# SUPPLIED RECORDS
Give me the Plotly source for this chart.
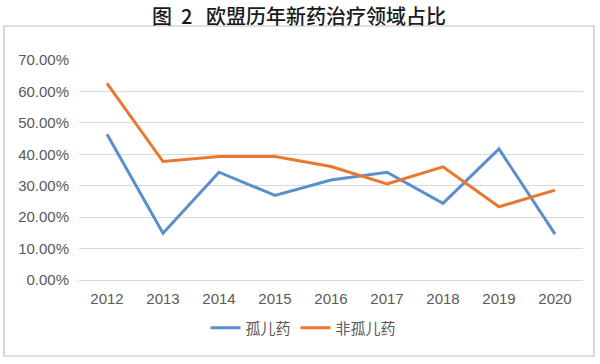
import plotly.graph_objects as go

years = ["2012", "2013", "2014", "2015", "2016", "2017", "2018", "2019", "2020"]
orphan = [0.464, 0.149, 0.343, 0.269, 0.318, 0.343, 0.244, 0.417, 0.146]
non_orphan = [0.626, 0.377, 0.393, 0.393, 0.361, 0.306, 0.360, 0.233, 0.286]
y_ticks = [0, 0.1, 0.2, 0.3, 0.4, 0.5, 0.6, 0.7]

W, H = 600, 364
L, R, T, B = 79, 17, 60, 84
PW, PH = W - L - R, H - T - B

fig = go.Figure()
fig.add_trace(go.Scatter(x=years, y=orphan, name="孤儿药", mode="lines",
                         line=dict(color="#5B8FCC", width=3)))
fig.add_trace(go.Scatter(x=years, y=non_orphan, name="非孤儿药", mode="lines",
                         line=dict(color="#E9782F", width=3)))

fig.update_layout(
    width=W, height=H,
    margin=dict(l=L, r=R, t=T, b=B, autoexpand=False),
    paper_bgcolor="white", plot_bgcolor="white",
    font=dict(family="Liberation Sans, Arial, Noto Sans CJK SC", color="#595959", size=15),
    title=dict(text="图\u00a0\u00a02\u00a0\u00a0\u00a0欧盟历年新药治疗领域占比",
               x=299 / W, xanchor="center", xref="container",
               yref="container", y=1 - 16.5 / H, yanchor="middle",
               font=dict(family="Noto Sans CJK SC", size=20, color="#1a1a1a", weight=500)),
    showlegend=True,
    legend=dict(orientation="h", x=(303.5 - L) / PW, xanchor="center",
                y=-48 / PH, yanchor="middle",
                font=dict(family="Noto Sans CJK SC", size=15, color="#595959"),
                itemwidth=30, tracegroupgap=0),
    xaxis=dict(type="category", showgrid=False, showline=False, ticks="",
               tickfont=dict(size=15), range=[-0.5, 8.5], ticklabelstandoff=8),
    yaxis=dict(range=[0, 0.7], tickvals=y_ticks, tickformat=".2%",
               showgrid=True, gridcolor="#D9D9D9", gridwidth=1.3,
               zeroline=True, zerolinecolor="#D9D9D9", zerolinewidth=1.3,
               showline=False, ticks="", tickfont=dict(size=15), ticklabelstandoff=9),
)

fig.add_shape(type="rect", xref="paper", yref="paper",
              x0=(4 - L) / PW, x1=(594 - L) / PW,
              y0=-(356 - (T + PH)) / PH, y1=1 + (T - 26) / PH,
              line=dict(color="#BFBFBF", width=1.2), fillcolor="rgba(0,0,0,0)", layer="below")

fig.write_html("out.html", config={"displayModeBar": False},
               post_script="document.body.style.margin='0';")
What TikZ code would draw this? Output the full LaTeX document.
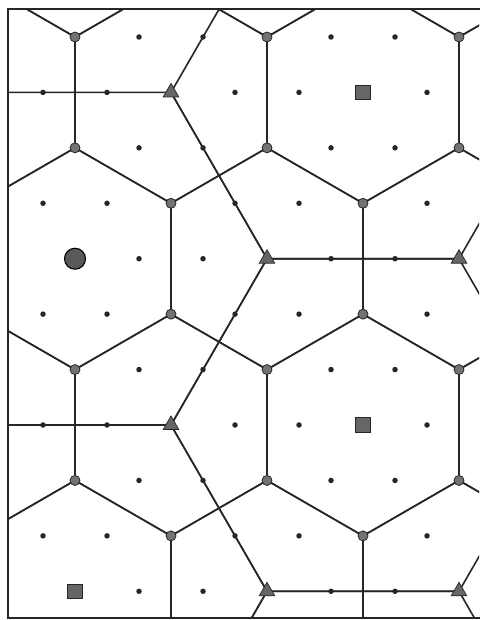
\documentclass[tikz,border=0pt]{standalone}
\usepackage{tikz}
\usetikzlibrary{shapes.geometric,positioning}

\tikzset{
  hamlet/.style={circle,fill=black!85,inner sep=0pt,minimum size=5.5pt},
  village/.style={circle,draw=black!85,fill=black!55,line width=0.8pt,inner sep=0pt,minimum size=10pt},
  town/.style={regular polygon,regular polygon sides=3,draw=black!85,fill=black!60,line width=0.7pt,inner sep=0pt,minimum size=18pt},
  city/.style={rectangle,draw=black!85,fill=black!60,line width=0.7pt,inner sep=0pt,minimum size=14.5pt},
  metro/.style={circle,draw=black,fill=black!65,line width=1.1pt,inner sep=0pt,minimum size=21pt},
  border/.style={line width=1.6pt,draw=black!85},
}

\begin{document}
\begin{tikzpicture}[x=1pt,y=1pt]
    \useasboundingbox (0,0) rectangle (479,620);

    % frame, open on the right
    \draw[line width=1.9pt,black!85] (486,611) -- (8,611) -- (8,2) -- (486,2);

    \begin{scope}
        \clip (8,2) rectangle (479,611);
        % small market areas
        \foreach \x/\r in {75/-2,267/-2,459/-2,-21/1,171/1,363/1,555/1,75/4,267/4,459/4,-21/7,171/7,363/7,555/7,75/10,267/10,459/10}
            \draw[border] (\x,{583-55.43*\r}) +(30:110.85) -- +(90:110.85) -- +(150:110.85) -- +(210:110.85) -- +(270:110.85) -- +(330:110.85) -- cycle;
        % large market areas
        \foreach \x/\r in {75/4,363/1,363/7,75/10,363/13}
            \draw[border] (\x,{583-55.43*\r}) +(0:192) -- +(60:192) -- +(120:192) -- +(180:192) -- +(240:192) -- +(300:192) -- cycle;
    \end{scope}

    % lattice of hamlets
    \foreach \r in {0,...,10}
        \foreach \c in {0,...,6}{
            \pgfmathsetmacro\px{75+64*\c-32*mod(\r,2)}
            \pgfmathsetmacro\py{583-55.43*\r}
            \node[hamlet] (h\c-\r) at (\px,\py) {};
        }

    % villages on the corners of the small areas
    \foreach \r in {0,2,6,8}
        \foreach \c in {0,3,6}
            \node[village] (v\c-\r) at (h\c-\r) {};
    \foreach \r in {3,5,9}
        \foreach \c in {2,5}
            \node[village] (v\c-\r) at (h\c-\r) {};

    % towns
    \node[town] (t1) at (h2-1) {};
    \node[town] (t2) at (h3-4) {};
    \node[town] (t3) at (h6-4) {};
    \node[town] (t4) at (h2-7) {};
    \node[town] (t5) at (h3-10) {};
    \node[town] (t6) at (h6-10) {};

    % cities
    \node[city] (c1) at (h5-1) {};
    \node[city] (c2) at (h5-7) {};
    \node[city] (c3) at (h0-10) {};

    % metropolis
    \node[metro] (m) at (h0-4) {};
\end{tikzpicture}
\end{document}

# SET EXERCISE
Restate the lines of the records exactly, starting at the first and stopping after the line with "PW, PH = W - L - R, H - T - B". Leave out any picture.

# THE ANSWER
Give me the Plotly source for this chart.
import plotly.graph_objects as go

years = ["2012", "2013", "2014", "2015", "2016", "2017", "2018", "2019", "2020"]
orphan = [0.464, 0.149, 0.343, 0.269, 0.318, 0.343, 0.244, 0.417, 0.146]
non_orphan = [0.626, 0.377, 0.393, 0.393, 0.361, 0.306, 0.360, 0.233, 0.286]
y_ticks = [0, 0.1, 0.2, 0.3, 0.4, 0.5, 0.6, 0.7]

W, H = 600, 364
L, R, T, B = 79, 17, 60, 84
PW, PH = W - L - R, H - T - B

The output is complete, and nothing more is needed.